▶ **THE REQUEST**
Read the lines that follow and pick out every one containing the word "this".
-- start INFORMATION SUPPLIED --
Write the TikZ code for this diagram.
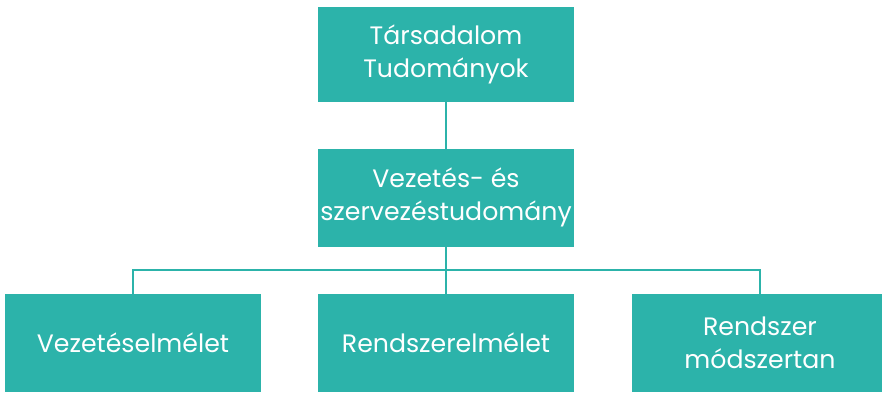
-- end INFORMATION SUPPLIED --
-- start INFORMATION SUPPLIED --
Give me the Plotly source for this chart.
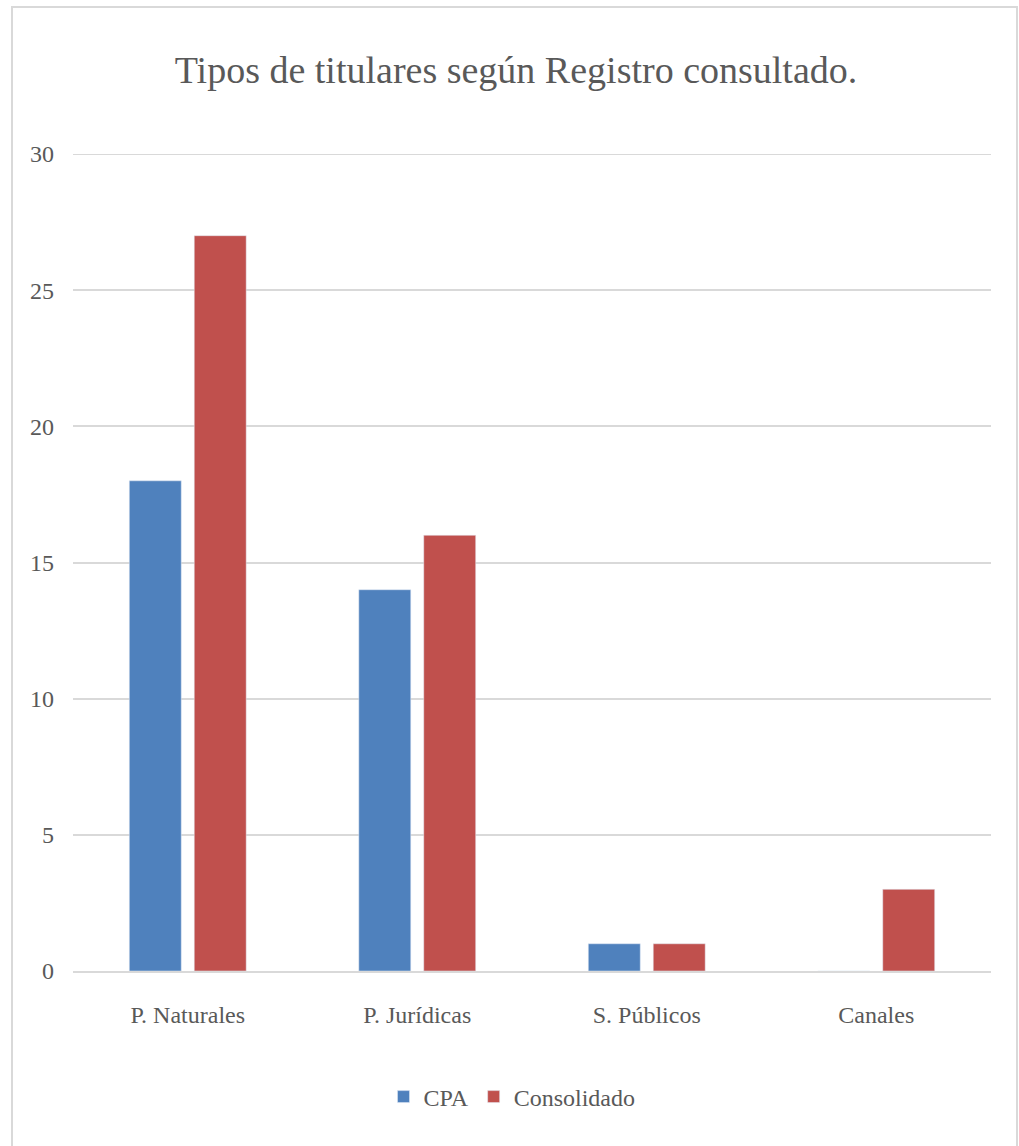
-- end INFORMATION SUPPLIED --
-- start INFORMATION SUPPLIED --
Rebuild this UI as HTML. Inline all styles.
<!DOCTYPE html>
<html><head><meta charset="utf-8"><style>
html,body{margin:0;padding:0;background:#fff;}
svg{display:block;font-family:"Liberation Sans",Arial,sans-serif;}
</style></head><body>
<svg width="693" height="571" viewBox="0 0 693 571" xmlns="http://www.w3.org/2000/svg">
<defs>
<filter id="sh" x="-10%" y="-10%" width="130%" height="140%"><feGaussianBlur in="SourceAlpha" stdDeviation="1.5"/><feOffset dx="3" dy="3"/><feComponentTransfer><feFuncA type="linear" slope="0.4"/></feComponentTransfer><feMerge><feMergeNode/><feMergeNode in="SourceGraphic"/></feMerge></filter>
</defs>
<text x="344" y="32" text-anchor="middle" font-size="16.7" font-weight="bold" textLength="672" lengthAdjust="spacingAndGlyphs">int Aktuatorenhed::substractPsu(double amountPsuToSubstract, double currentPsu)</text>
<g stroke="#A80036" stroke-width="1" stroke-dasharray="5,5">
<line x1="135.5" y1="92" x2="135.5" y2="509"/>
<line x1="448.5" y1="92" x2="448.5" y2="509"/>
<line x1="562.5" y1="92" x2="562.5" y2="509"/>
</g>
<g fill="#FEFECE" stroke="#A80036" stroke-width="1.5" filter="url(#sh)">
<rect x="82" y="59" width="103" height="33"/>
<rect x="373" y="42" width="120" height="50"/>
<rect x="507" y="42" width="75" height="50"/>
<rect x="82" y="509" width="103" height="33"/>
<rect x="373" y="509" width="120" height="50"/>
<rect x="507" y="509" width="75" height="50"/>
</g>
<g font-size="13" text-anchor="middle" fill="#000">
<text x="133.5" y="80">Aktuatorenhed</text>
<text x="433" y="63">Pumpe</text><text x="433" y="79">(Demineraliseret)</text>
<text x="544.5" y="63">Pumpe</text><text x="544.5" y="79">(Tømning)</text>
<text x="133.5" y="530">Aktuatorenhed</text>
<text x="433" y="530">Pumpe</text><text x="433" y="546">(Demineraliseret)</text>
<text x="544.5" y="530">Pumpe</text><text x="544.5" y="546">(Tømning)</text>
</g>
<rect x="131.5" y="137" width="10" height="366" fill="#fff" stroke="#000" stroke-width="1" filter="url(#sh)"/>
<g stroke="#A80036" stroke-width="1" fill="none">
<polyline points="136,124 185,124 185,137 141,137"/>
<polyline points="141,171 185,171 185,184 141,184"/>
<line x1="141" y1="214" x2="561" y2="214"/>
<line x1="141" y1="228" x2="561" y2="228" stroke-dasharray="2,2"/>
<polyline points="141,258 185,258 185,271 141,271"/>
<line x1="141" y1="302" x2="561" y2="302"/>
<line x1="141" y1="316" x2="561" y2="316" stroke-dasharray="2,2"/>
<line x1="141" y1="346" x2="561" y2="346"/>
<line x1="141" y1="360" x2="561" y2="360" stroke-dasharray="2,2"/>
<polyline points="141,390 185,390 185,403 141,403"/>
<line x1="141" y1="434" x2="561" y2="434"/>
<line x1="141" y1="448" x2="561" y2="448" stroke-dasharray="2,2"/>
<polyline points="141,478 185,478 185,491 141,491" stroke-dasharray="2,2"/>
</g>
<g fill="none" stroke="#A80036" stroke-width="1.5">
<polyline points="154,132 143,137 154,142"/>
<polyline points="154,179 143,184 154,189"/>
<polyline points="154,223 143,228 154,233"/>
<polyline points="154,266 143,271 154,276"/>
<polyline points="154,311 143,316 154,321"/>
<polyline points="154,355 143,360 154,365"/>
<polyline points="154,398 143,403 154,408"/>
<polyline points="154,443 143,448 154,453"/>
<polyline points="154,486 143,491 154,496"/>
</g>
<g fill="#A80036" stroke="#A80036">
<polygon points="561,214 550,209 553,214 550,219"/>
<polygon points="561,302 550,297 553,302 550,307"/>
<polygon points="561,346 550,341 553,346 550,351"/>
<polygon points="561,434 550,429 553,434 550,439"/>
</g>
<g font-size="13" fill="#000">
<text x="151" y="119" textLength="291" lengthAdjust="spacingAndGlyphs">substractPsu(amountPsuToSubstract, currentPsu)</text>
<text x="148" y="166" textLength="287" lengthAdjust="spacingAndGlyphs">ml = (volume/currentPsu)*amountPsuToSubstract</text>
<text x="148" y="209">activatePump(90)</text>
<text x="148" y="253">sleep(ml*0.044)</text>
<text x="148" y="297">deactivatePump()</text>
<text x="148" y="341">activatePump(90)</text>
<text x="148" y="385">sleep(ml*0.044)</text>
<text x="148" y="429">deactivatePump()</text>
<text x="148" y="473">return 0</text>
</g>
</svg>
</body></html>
-- end INFORMATION SUPPLIED --
▶ **RESPONSE TO THE EXERCISE**
Write the TikZ code for this diagram.
Give me the Plotly source for this chart.
Rebuild this UI as HTML. Inline all styles.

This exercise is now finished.